What Akin said in a 20-minute interview with reporter Charles Jaco that aired Sunday on KTVI (Channel 2) is consistent with the beliefs that led Akin to be among 227 co-sponsors of the No Taxpayer Funding for Abortion Act, introduced earlier this year by Rep. Chris Smith, R-N.J. This bill introduced the term “forcible rape” into the political arena.
Forcible rape? As opposed to what? Consensual rape? Friendly rape?
One of the public figures who has come to Akin’s aid, former Arkansas Gov. Mike Huckabee, who now hosts a Fox News Channel talk show and a radio show, has some experience in trying to cope with the backlash that outlandish statements about rape and pregnancy can cause.
Huckabee fought this battle when he named his friend, the late Arkansas politician Fay Boozman, to run the state’s health department. Boozman had argued in his unsuccessful 1998 campaign for the U.S. Senate that “fear-induced hormonal changes could block a rape victim’s ability to conceive.”
Boozman, like Akin, later backed off his statement, saying it was “not statistically based.”
Akin spoke on Huckabee’s radio show on Monday to apologize for his comments.
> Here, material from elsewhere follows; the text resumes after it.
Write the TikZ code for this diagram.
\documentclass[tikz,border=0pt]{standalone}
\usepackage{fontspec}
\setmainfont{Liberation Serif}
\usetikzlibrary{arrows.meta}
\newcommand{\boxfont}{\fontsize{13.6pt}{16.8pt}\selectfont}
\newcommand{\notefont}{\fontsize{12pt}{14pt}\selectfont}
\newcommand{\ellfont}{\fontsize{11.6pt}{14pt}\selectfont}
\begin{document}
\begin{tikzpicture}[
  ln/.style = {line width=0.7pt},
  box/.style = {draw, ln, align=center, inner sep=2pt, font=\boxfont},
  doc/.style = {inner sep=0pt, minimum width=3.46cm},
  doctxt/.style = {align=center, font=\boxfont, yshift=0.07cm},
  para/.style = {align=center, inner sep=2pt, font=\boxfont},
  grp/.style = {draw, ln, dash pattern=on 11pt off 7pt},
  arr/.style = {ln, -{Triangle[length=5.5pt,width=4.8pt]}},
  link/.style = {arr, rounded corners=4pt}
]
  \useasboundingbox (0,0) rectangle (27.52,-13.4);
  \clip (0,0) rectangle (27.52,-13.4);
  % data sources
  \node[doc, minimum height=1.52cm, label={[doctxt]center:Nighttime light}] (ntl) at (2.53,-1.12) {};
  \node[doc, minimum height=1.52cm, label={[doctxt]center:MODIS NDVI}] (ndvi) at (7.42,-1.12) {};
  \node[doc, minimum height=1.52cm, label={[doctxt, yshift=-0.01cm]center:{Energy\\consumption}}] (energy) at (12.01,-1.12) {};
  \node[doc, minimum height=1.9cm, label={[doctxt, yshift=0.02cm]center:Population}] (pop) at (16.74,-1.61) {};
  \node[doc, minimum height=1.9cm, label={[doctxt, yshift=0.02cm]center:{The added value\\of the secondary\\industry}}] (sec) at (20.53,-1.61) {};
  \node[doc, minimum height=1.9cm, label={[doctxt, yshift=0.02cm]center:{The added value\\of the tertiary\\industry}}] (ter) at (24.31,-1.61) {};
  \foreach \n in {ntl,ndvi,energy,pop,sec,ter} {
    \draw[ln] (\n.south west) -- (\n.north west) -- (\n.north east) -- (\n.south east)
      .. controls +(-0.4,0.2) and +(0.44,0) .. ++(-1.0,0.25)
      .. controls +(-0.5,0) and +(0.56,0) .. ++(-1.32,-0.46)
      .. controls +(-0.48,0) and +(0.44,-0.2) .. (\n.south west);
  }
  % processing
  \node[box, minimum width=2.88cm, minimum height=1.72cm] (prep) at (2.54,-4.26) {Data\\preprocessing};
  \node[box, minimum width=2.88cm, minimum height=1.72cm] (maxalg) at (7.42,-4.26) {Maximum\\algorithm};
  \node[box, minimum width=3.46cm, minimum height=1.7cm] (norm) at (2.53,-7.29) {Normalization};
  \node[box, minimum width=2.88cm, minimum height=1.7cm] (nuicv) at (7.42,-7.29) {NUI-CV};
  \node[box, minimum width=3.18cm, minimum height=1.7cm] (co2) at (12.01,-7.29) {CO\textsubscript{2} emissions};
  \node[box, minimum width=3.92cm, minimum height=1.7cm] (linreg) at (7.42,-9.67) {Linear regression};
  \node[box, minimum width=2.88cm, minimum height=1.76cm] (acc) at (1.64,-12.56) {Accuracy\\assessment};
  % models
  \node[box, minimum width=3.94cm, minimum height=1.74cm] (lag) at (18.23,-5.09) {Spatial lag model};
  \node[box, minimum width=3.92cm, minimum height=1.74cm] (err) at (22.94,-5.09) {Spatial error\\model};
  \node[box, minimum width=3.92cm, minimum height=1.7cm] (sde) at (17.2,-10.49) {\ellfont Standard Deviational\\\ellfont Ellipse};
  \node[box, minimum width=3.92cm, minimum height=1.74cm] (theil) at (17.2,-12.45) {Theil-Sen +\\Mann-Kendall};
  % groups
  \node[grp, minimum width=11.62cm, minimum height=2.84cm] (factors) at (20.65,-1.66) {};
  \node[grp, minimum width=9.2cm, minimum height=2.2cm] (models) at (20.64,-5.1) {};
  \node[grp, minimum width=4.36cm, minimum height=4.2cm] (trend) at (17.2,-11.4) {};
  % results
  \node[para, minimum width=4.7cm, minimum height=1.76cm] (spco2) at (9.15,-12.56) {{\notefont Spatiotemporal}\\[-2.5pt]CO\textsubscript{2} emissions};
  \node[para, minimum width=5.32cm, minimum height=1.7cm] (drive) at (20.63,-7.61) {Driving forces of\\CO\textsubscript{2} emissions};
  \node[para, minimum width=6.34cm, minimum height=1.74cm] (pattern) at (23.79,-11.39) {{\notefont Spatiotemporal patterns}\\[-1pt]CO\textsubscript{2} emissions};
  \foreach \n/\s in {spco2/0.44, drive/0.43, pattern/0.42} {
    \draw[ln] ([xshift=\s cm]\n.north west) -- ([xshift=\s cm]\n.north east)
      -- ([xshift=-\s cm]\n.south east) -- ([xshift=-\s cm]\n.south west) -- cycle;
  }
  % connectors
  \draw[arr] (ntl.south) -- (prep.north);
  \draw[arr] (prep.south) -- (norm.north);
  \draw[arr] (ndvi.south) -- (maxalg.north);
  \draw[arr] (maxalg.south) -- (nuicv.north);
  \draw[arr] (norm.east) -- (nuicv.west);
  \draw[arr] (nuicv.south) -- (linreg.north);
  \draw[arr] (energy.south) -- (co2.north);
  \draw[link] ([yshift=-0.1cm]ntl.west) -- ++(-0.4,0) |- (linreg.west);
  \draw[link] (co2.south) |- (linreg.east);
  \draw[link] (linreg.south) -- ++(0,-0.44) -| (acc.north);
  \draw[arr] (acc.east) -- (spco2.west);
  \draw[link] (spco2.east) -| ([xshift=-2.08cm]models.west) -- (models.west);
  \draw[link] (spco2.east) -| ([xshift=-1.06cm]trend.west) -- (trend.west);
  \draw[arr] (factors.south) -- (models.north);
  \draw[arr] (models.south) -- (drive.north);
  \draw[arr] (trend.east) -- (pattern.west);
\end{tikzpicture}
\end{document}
He said he had been “talking about forcible rape” and had used “absolutely the wrong word.” He might have been using an old playbook.
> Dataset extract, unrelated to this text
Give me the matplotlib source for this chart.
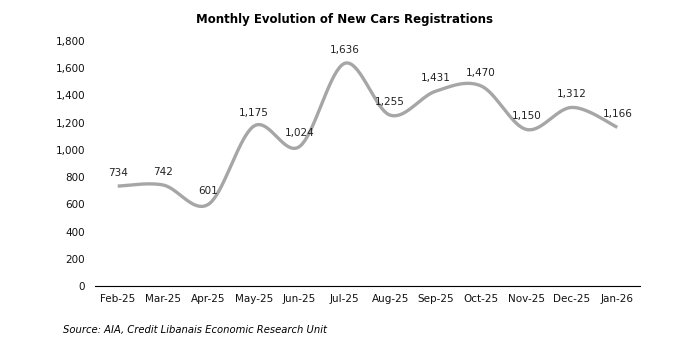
import numpy as np
import matplotlib
matplotlib.use("Agg")
import matplotlib.pyplot as plt
from matplotlib.ticker import FuncFormatter

months = ["Feb-25", "Mar-25", "Apr-25", "May-25", "Jun-25", "Jul-25",
          "Aug-25", "Sep-25", "Oct-25", "Nov-25", "Dec-25", "Jan-26"]
registrations = [734, 742, 601, 1175, 1024, 1636, 1255, 1431, 1470, 1150, 1312, 1166]
yticks = [0, 200, 400, 600, 800, 1000, 1200, 1400, 1600, 1800]

title = "Monthly Evolution of New Cars Registrations"
source = "Source: AIA, Credit Libanais Economic Research Unit"


def smooth(x, y, n=40):
    # Excel-like smoothing: cubic Bezier with Catmull-Rom control points
    x = np.asarray(x, float)
    y = np.asarray(y, float)
    px, py = [], []
    m = len(x)
    for i in range(m - 1):
        x0, y0 = (x[i - 1], y[i - 1]) if i > 0 else (x[i], y[i])
        x3, y3 = (x[i + 2], y[i + 2]) if i + 2 < m else (x[i + 1], y[i + 1])
        c1x = x[i] + (x[i + 1] - x0) / 6
        c1y = y[i] + (y[i + 1] - y0) / 6
        c2x = x[i + 1] - (x3 - x[i]) / 6
        c2y = y[i + 1] - (y3 - y[i]) / 6
        t = np.linspace(0, 1, n)
        bx = (1 - t) ** 3 * x[i] + 3 * (1 - t) ** 2 * t * c1x + 3 * (1 - t) * t ** 2 * c2x + t ** 3 * x[i + 1]
        by = (1 - t) ** 3 * y[i] + 3 * (1 - t) ** 2 * t * c1y + 3 * (1 - t) * t ** 2 * c2y + t ** 3 * y[i + 1]
        px.extend(bx)
        py.extend(by)
    return np.array(px), np.array(py)


fig = plt.figure(figsize=(6.9, 3.62), dpi=100)
ax = fig.add_axes([95 / 690, 1 - 286 / 362, 545 / 690, 245 / 362])

xs = np.arange(len(months))
sx, sy = smooth(xs, registrations)
ax.plot(sx, sy, color="#a6a6a6", lw=2.4, solid_capstyle="butt")

for xi, v in zip(xs, registrations):
    ax.annotate(f"{v:,}", (xi, v), xytext=(0, 9.5), textcoords="offset points",
                ha="center", va="center", fontsize=7.5, color="#222222")

ax.set_xlim(-0.5, len(months) - 0.5)
ax.set_ylim(0, 1800)
ax.set_yticks(yticks)
ax.yaxis.set_major_formatter(FuncFormatter(lambda v, p: f"{int(v):,}"))
ax.set_xticks(xs)
ax.set_xticklabels(months)
ax.tick_params(axis="both", length=0, labelsize=7.5, colors="#111111")
ax.tick_params(axis="y", pad=7)
ax.tick_params(axis="x", pad=6)
for s in ["top", "right", "left"]:
    ax.spines[s].set_visible(False)
ax.spines["bottom"].set_color("#000000")
ax.spines["bottom"].set_linewidth(0.8)

fig.text(0.5, 1 - 19 / 362, title, ha="center", va="center", fontsize=8.5, fontweight="bold")
fig.text(63 / 690, 1 - 330 / 362, source, ha="left", va="center", fontsize=7.2, style="italic")

fig.savefig("out.png", dpi=100)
Led by Huckabee’s careful questioning, Akin acknowledged that he understands rapes can cause unwanted pregnancies. “I also know that people do become pregnant from rape,” Akin said. “It does happen.” He added: “Rape is never legitimate.”
Words cannot be unspoken.
Of course politicians make mistakes and say things they wish they hadn’t. They also sometimes say things they regret. Clearly, Akin wishes he had not said “legitimate rape.” He also unquestionably regrets saying he understood from doctors that pregnancy is “really rare” in rape cases and suggesting that women can control whether they become pregnant.
Regretting and apologizing are easy. But figuring out what Akin really believes in this situation is not.
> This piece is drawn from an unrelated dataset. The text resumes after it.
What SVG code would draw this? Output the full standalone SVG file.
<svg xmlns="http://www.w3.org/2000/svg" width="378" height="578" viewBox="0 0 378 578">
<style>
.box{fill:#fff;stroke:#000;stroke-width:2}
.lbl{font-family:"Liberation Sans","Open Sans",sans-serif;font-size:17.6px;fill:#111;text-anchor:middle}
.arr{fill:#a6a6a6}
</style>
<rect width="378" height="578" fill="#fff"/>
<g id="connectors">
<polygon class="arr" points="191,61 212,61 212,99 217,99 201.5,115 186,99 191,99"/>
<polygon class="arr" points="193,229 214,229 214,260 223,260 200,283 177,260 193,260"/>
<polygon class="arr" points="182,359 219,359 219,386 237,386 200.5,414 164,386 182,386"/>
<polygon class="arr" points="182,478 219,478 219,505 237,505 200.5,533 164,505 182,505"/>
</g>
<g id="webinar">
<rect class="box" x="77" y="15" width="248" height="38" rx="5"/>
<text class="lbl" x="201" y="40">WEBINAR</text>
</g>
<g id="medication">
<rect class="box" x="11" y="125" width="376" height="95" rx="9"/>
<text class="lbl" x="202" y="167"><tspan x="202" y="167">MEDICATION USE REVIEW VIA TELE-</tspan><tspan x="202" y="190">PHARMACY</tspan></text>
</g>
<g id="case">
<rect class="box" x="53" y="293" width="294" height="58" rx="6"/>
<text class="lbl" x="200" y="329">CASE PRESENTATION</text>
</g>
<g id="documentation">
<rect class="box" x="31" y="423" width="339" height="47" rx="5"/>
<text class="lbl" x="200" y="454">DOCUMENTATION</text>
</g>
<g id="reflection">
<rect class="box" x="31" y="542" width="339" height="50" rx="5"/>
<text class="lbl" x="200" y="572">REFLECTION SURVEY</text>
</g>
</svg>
He opposes abortion, which is a defensible position based on religious and moral beliefs. He opposes abortion in cases of rape, which is the question he was trying to answer from Jaco. These are consistent positions and ones that Akin long has held.
However, the phrase “legitimate rape” is no better or worse than “forcible rape.” They are sexist terms used to distinguish between such things as an attack from a stranger and date rape. This is language used to disguise the types of sentiments that were once OK to express — such as suggesting that a woman who was raped after being dressed in provocative clothing was “asking for it.”
Akin’s efforts to clarify what he said on Sunday came only after he was engulfed in the firestorm his words had created. It came only after Republican Party heavyweights, both at the state and national levels, had begun calling for him to step aside.
Under state election law, Akin has until 5 p.m. Tuesday to withdraw from the race without going through a convoluted legal process. If he were to resign, the GOP state committee would choose his successor to challenge Democratic incumbent Claire McCaskill.
As of Monday afternoon, Akin was vowing to stay in the race. That’s a decision that he’ll have to make without our advice. But we will say this:
No one should be surprised that Akin made an extreme and offensive comment. As we noted about Akin last month in discussing the GOP primary candidates, “He isn’t faking it when he endorses the worst of the GOP agenda. He actually believes it. What you see is what you get.”
Whether Missouri Republicans stick with Akin or toss him aside, they’re stuck with a problem of their own making. A legitimate problem.